Question

Assume the earth’s orbit around the sun as circular and the distance between their centres as ‘D’. Mass of the earth is ‘M’ and its radius is ‘R’. If the earth has an angular velocity ‘$\omega_\circ$’ with respect to its centre and ‘$\omega$’ with respect to the centre of the sun. The total kinetic energy of the earth is:
$\text{A.}\quad \dfrac{MR^2\omega_\circ^2}{5}\left( 1 + \left[\dfrac{\omega}{\omega_\circ}\right]^2 + \dfrac 52 \left[\dfrac{D\omega}{R\omega_\circ}\right]^2\right)$
$\text{B.}\quad \dfrac{MR^2\omega_\circ}{5}\left( 1 + \dfrac 52 \left[\dfrac{D\omega}{R\omega_\circ}\right]^2\right)$
$\text{C.}\quad \dfrac 25 MR^2\omega_\circ^2\left( 1 + \left[\dfrac{\omega}{\omega_\circ}\right]^2 + \dfrac 52 \left[\dfrac{D\omega}{R\omega_\circ}\right]^2\right)$
$\text{D.}\quad \dfrac 25 MR^2\omega_\circ^2\left( 1 + \dfrac 52 \left[\dfrac{D\omega}{R\omega_\circ}\right]^2\right)$

Answer 1

Hint: Every planet has its own rotation as well as revolution. By rotation we mean the angular movement of the planet about its own axis. By revolution, we mean the angular movement of the planet around the axis of sun. As we have some energy associated with each rotation, hence the total energy of the planet is the sum total of energies due to both types of rotations.

Formula used:
Rotational Kinetic energy = $\dfrac 12 I\omega^2$and parallel axis theorem: $I_{axis} = I_{C.O.M} + Md^2$

Complete answer:
As the earth has two types of angular movements, hence there are also two types of rotational kinetic energies.

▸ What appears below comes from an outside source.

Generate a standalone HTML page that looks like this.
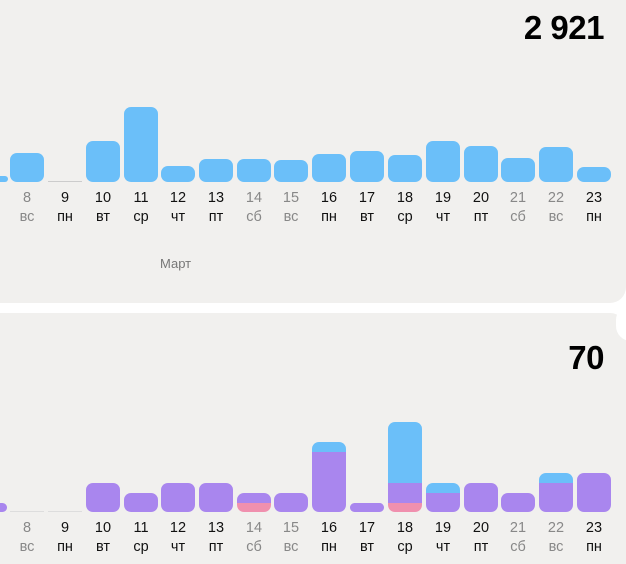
<!DOCTYPE html>
<html><head><meta charset="utf-8"><style>
html,body{margin:0;padding:0;width:626px;height:564px;overflow:hidden;background:#fff;font-family:"Liberation Sans","DejaVu Sans",sans-serif;}
.card{position:absolute;left:0;width:626px;background:#f1f0ee;}
.b{position:absolute;width:34px;border-radius:7px;overflow:hidden;}
.s{position:absolute;left:0;width:100%;}
.n,.w{position:absolute;width:40px;text-align:center;font-size:14.5px;color:#111;}
.g{color:#888;}
.big{position:absolute;right:22px;font-weight:bold;font-size:33px;color:#000;letter-spacing:-0.5px;}
</style></head><body>
<div class="card" style="top:0;height:303px;border-radius:0 0 16px 0;"></div>
<div class="card" style="top:313px;height:251px;border-radius:0 16px 0 0;"></div>
<div style="position:absolute;left:616px;top:305px;width:30px;height:36px;border-radius:18px;background:#fff;"></div>
<div class="big" style="top:9px;">2 921</div>
<div class="big" style="top:339px;">70</div>
<div style="position:absolute;left:160px;top:256px;font-size:13px;color:#777;">Март</div>
<div id="c"></div>
<script>
var xs=[27,65,103,141,178,216,254,291,329,367,405,443,481,518,556,594];
var days=[8,9,10,11,12,13,14,15,16,17,18,19,20,21,22,23];
var wd=['вс','пн','вт','ср','чт','пт','сб','вс','пн','вт','ср','чт','пт','сб','вс','пн'];
var gray=[1,0,0,0,0,0,1,1,0,0,0,0,0,1,1,0];
var top1=[153,null,141,107,166,159,159,160,154,151,155,141,146,158,147,167];
var B='#6bbff9',P='#a986ee',K='#f090ae';
var bot=[null,null,[[483,P]],[[493,P]],[[483,P]],[[483,P]],[[493,P],[503,K]],[[493,P]],[[442,B],[452,P]],[[503,P]],[[422,B],[483,P],[503,K]],[[483,B],[493,P]],[[483,P]],[[493,P]],[[473,B],[483,P]],[[473,P]]];
var h='';
function lab(i,yn,yw){var c=gray[i]?' g':'';h+='<div class="n'+c+'" style="left:'+(xs[i]-20)+'px;top:'+yn+'px">'+days[i]+'</div><div class="w'+c+'" style="left:'+(xs[i]-20)+'px;top:'+yw+'px">'+wd[i]+'</div>';}
for(var i=0;i<16;i++){
 var x=xs[i]-17;
 if(top1[i]==null){h+='<div style="position:absolute;left:'+x+'px;top:181px;width:34px;height:1px;background:#ccc"></div>';}
 else h+='<div class="b" style="left:'+x+'px;top:'+top1[i]+'px;height:'+(182-top1[i])+'px;background:'+B+'"></div>';
 lab(i,190,209);
 var s=bot[i];
 if(!s){h+='<div style="position:absolute;left:'+x+'px;top:511px;width:34px;height:1px;background:#ddd"></div>';}
 else{var t=s[0][0];h+='<div class="b" style="left:'+x+'px;top:'+t+'px;height:'+(512-t)+'px">';
  for(var j=0;j<s.length;j++){var e=j+1<s.length?s[j+1][0]:512;h+='<div class="s" style="top:'+(s[j][0]-t)+'px;height:'+(e-s[j][0])+'px;background:'+s[j][1]+'"></div>';}
  h+='</div>';}
 lab(i,520,539);
}
h+='<div style="position:absolute;left:-10px;top:176px;width:18px;height:6px;border-radius:4px;background:'+B+'"></div>';
h+='<div style="position:absolute;left:-10px;top:503px;width:17px;height:9px;border-radius:5px;background:'+P+'"></div>';
document.getElementById('c').innerHTML=h;
</script>
</body></html>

The energy associated with the rotation of earth about it axis is given by:
$K.E._{earth} = \dfrac 12 \dfrac25 MR^2 \omega_\circ^2 = \dfrac 15 MR^2\omega_\circ^2$
[As moment of inertia of a sphere about its centre of mass = $\dfrac 25 MR^2$]
Also $K.E._{about\ sun} = \dfrac 12 I_s\omega^2$
Now, for $I_s$, we must use parallel axis theorem, given by:
$I_s=I_{C.O.M}+MD^2$
 $I_s=\dfrac 25 MR^2+MD^2$
Now, putting it in the equation:
$K.E._{about\ sun} = \dfrac 12 \left( {\dfrac 25 MR^2+MD^2} \right)\omega^2 = \left( \dfrac 15 MR^2 + \dfrac 12 MD^2\right)\omega^2$
Now, the total energy of earth is $K.E._{About\ earth} + K.E. _{About\ sun} =\dfrac 15 MR^2 \omega_\circ^2 + \left( \dfrac 15 MR^2 + \dfrac 12 MD^2\right)\omega^2$
Taking $\dfrac{MR^2\omega_\circ ^2}{5}$common from total kinetic energy, we get:
$K.E_{total} = \dfrac{MR^2\omega_\circ ^2}{5}\left[ 1\left(1 + \dfrac{\omega^2}{\omega_\circ ^2}\right) + \dfrac 52 \dfrac{D^2}{R^2} \dfrac{\omega^2}{\omega_\circ^2} \right]$
Or $K.E_{total} = \dfrac{MR^2\omega_\circ^2}{5}\left( 1 + \left[\dfrac{\omega}{\omega_\circ}\right]^2 + \dfrac 52 \left[\dfrac{D\omega}{R\omega_\circ}\right]^2\right)$

Hence, option A. is correct.

Note:
One must not get confused about the moment of inertia being $mr^2$ about any axis. Note that this is a moment of inertia in case of a point mass only. But in case of an object having definite mass and volume, we have to use the parallel axis theorem. There’s no other way to avoid this. Hence the chance of mistake is high here and one should avoid it. Also, parallel axis theorem is valid for all bodies, constraint being that the two axis must be parallel to each other. But in-case of a perpendicular axis theorem, the body must be planar. It is not applicable for 3d objects.